Hydrogen-grain-boundaries interactions and their role in intergranular fracture are well accepted as one of the key features in understanding hydrogen embrittlement in a large variety of common engineer situations. These interactions implicate some fundamental processes classified as segregation, trapping and diffusion of the solute which can be studied as a function of grain boundary configuration. In the present study, we carried out an extensive analysis of four grain-boundaries based on the complementary of atomistic calculations and experimental data. We demonstrate that elastic energy has an important contribution on the segregation energy which cannot be simply reduced to a volume change and need to consider the deviatoric part of strain. Additionally, some significant configurations of the segregation energy depend on the long-range elastic distortion and allows to rationalize the elastic contribution in three terms: hydrostatic short range elastic energy, deviatoric short range elastic energy and long-range elastic energy. By investigating the different energy barriers involved to reach all the segregation sites, the antagonist impact of grain boundaries on hydrogen diffusion and trapping process was elucidated.
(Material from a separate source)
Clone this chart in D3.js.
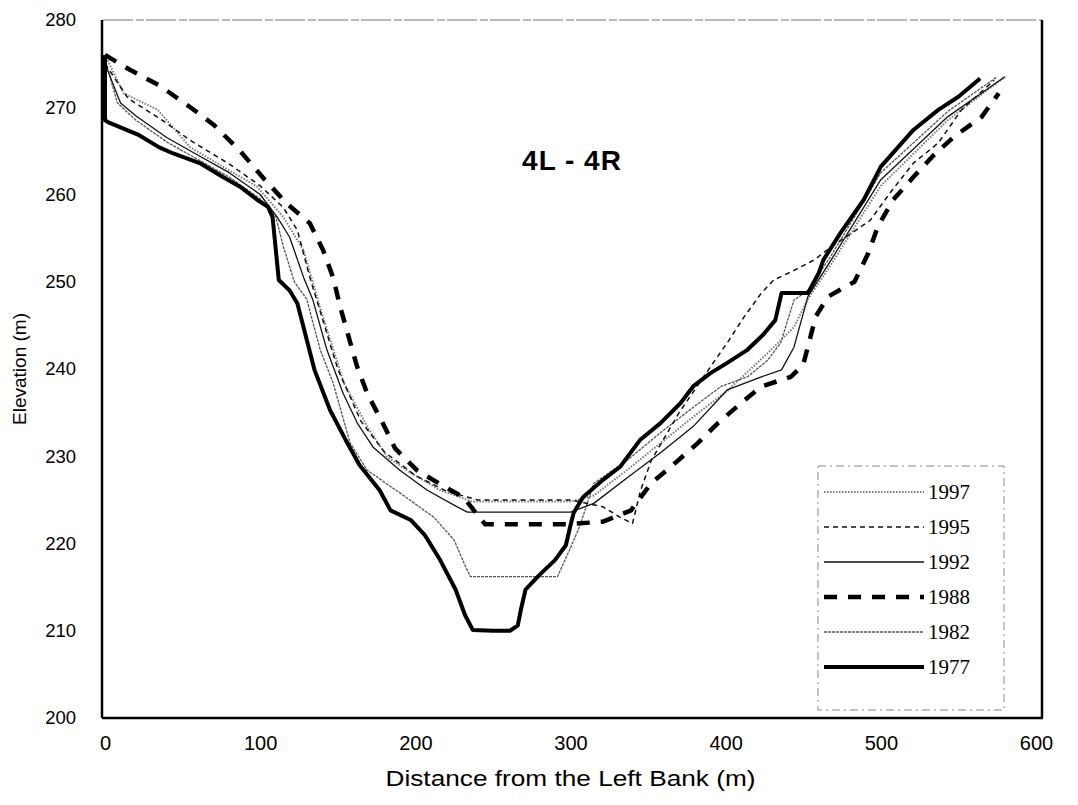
<!DOCTYPE html>
<html>
<head>
<meta charset="utf-8">
<script src="https://cdn.jsdelivr.net/npm/d3@7"></script>
<style>
body { margin: 0; background: #fff; }
svg { display: block; }
</style>
</head>
<body>
<svg id="chart"></svg>
<script>
var screen = {width: 1078, height: 805};
var margins = {top: 20, right: 42, bottom: 87, left: 105};

// tick labels
var xTicks = [0, 100, 200, 300, 400, 500, 600];
var yTicks = [200, 210, 220, 230, 240, 250, 260, 270, 280];

// legend order
var years = ["1997", "1995", "1992", "1988", "1982", "1977"];

// survey profiles: distance from left bank (m) / elevation (m)
var x1997 = [0,12,34,55,76,98,115,128,139,154,169,182,197,216,229,237,300,315,337,358,379,401,427,444,453,468,500,543,580];
var y1997 = [276,271.6,269.7,265.4,263.2,260.9,257.4,253.6,246.8,238.4,233.4,229.9,228.1,226.1,225.3,224.8,224.8,225.5,228.5,231.5,234.5,237.5,241.8,244.8,248,252,261,268.5,273.5];

var x1995 = [0,15,37,55,80,100,115,124,132,137,150,165,180,200,220,240,300,321,332,340,345,352,370,390,401,412,423,431,444,457,468,493,506,521,537,552,573];
var y1995 = [275,271,268.5,266.2,263.5,261,258.5,255.9,250.5,247.6,240,234,230.5,227.8,226,225,225,224.2,223,222.3,226,229.5,235,240.2,243,246,248.7,250.2,251.3,252.5,254,257,260.2,263.6,265.9,269.7,273.1];

var x1992 = [0,10,20,40,60,80,100,111,119,128,134,143,153.5,162.6,173,190,207.7,227,233.5,300,315,337,358,379,401,423,436,444,453,468,500,543,580];
var y1992 = [275,270.5,269,266.5,264.5,262.5,260,257.4,255.1,250.5,247.9,242.2,237.2,233.8,231,228.4,226.1,224.2,223.6,223.6,224.6,227.6,230.4,233.4,237.6,239.1,239.9,242.5,248.3,252.5,261.7,268.9,273.5];

var x1988 = [0,16,35,55,70,87,103,117,132,140.6,147,151.6,157,162.6,169,178.7,187,201,217,231,245,297,321,339,352,366,382,395,410,423,442,450,458,466,483,492,498,508,521,534,547,565,576];
var y1988 = [276,274.3,272.5,270,268,265,261.7,259,256.7,253.6,250.5,247.1,243.7,240.2,237.2,233.9,230.9,228.4,226.7,225.3,222.2,222.2,222.5,223.8,226.9,229,231.5,233.8,236.1,238,239.1,240.5,246,248.3,250,253.3,256.3,259.4,262,264.5,266.6,268.9,271.6];

var x1982 = [0,8,20,40,60,80,100,110,115,122,130,138.7,147,158,169,190,212,225,232,235.5,291.6,300,306,315,337,358,379,397,414,427,435.5,444,453,468,500,543,575];
var y1982 = [275.5,270.5,268.5,266,264,262,259.5,257.5,254,250,248,242.2,238.4,231.5,228.4,225.8,223,220.4,217.5,216.2,216.2,219.5,222,226.9,229.6,232.7,235.6,238,239.1,241,243,247.9,249,253,262.5,269.5,273.5];

var x1977 = [0,0,3,10,22,35,44,61,76,87,98,105,108,112,119,124,135,145,155,164,177,184,197,206,216,226,232,237,250,261,266,268,271,280,290,297,300,302,308,321,332,345,358,371,379,390,401,414,424,432,436,453,460,463,474,489,500,511,521,537,550,564];
var y1977 = [276,268.5,268.2,267.7,266.8,265.4,264.7,263.6,262,260.9,259.4,258.6,257.4,250.2,249,247.5,239.9,235.3,231.9,229,226.1,223.8,222.7,221,218.1,214.7,211.8,210.1,210,210,210.6,212.4,214.7,216.4,218.1,219.8,222.1,223.5,225.3,227.3,228.8,231.9,233.8,236.1,238,239.5,240.7,242.2,243.9,245.6,248.7,248.7,251,252.5,255.6,259.4,263.2,265.4,267.4,269.7,271.2,273.3];

var styles = {
    "1997": {stroke: "#7a7a7a", width: 2, dash: "1.5,1.5"},
    "1995": {stroke: "#111", width: 1.5, dash: "5,4"},
    "1992": {stroke: "#111", width: 1.3, dash: null},
    "1988": {stroke: "#000", width: 4.5, dash: "13,11"},
    "1982": {stroke: "#555", width: 1.3, dash: "3,1"},
    "1977": {stroke: "#000", width: 4, dash: null}
};

var series = [
    {year: "1982", xs: x1982, ys: y1982},
    {year: "1997", xs: x1997, ys: y1997},
    {year: "1995", xs: x1995, ys: y1995},
    {year: "1992", xs: x1992, ys: y1992},
    {year: "1988", xs: x1988, ys: y1988},
    {year: "1977", xs: x1977, ys: y1977}
];

var setup = function()
{
    var svg = d3.select("#chart")
        .attr("width", screen.width)
        .attr("height", screen.height);

    var width = screen.width - margins.left - margins.right;
    var height = screen.height - margins.top - margins.bottom;

    var xScale = d3.scaleLinear()
        .domain([0, 600])
        .range([margins.left, margins.left + width]);

    var yScale = d3.scaleLinear()
        .domain([200, 280])
        .range([margins.top + height, margins.top]);

    // frame
    svg.append("line")
        .attr("x1", xScale(0) - 2).attr("x2", xScale(600) + 6)
        .attr("y1", yScale(280)).attr("y2", yScale(280))
        .attr("stroke", "#777").attr("stroke-width", 1.2)
        .attr("stroke-dasharray", "30,3,8,2");
    svg.append("line")
        .attr("x1", xScale(600) + 6).attr("x2", xScale(600) + 6)
        .attr("y1", yScale(280)).attr("y2", yScale(200))
        .attr("stroke", "#000").attr("stroke-width", 2.5);

    var xAxis = d3.axisBottom(xScale).tickValues(xTicks).tickSize(0).tickPadding(18);
    var yAxis = d3.axisLeft(yScale).tickValues(yTicks).tickSize(0).tickPadding(26);

    svg.append("g")
        .attr("id", "xAxis")
        .attr("transform", "translate(0," + yScale(200) + ")")
        .call(xAxis)
        .call(function(g) {
            g.select(".domain").attr("stroke-width", 2.5)
                .attr("d", "M" + (xScale(0) - 3) + ",0H" + (xScale(600) + 7));
            g.selectAll("text")
                .attr("font-family", "'Liberation Sans', Arial, sans-serif")
                .attr("font-size", 20)
                .attr("fill", "#000");
        });

    svg.append("g")
        .attr("id", "yAxis")
        .attr("transform", "translate(" + (xScale(0) - 3) + ",0)")
        .call(yAxis)
        .call(function(g) {
            g.select(".domain").attr("stroke-width", 2.5)
                .attr("d", "M0," + yScale(280) + "V" + yScale(200));
            g.selectAll("text")
                .attr("font-family", "'Liberation Sans', Arial, sans-serif")
                .attr("font-size", 18.5)
                .attr("fill", "#000");
        });

    // profile lines
    var line = d3.line()
        .x(function(d) { return xScale(d[0]); })
        .y(function(d) { return yScale(d[1]); });

    series.forEach(function(s) {
        var pts = s.xs.map(function(x, i) { return [x, s.ys[i]]; });
        var st = styles[s.year];
        svg.append("path")
            .datum(pts)
            .attr("fill", "none")
            .attr("stroke", st.stroke)
            .attr("stroke-width", st.width)
            .attr("stroke-dasharray", st.dash)
            .attr("stroke-linejoin", "round")
            .attr("d", line);
    });

    // title inside plot
    svg.append("text")
        .attr("x", 572)
        .attr("y", 170)
        .attr("text-anchor", "middle")
        .attr("font-family", "'Liberation Sans', Arial, sans-serif")
        .attr("font-size", 28)
        .attr("font-weight", "bold")
        .attr("letter-spacing", 1)
        .text("4L - 4R");

    // axis titles
    svg.append("text")
        .attr("x", (xScale(0) + xScale(600)) / 2)
        .attr("y", 786)
        .attr("text-anchor", "middle")
        .attr("font-family", "'Liberation Sans', Arial, sans-serif")
        .attr("font-size", 22)
        .attr("textLength", 370)
        .attr("lengthAdjust", "spacingAndGlyphs")
        .text("Distance from the Left Bank  (m)");

    svg.append("text")
        .attr("transform", "translate(26," + yScale(240) + ") rotate(-90)")
        .attr("text-anchor", "middle")
        .attr("font-family", "'Liberation Sans', Arial, sans-serif")
        .attr("font-size", 19)
        .text("Elevation (m)");

    // legend
    var lg = svg.append("g").attr("transform", "translate(818,466)");
    lg.append("rect")
        .attr("x", 0).attr("y", 0)
        .attr("width", 186).attr("height", 244)
        .attr("fill", "#fff")
        .attr("stroke", "#888").attr("stroke-width", 1)
        .attr("stroke-dasharray", "8,4,2,4");

    years.forEach(function(y, i) {
        var st = styles[y];
        var yy = 26 + i * 35;
        lg.append("line")
            .attr("x1", 6).attr("x2", 106)
            .attr("y1", yy).attr("y2", yy)
            .attr("stroke", st.stroke)
            .attr("stroke-width", st.width)
            .attr("stroke-dasharray", st.dash);
        lg.append("text")
            .attr("x", 110).attr("y", yy + 7)
            .attr("font-family", "'Liberation Serif', 'Times New Roman', serif")
            .attr("font-size", 21)
            .text(y);
    });
}

setup();
</script>
</body>
</html>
The segregation and migration energies are two fundamental parameters in order to classify the grain-boundaries as a trapping location or short-circuit for diffusion. The conclusions of this work were then compared to the different experimental results obtained at several scales on different configurations of pure nickel (polycrystals and bicrystals) in order to identify a relationship between this new classification of grain boundaries and the processes of intergranular fracture assisted by hydrogen.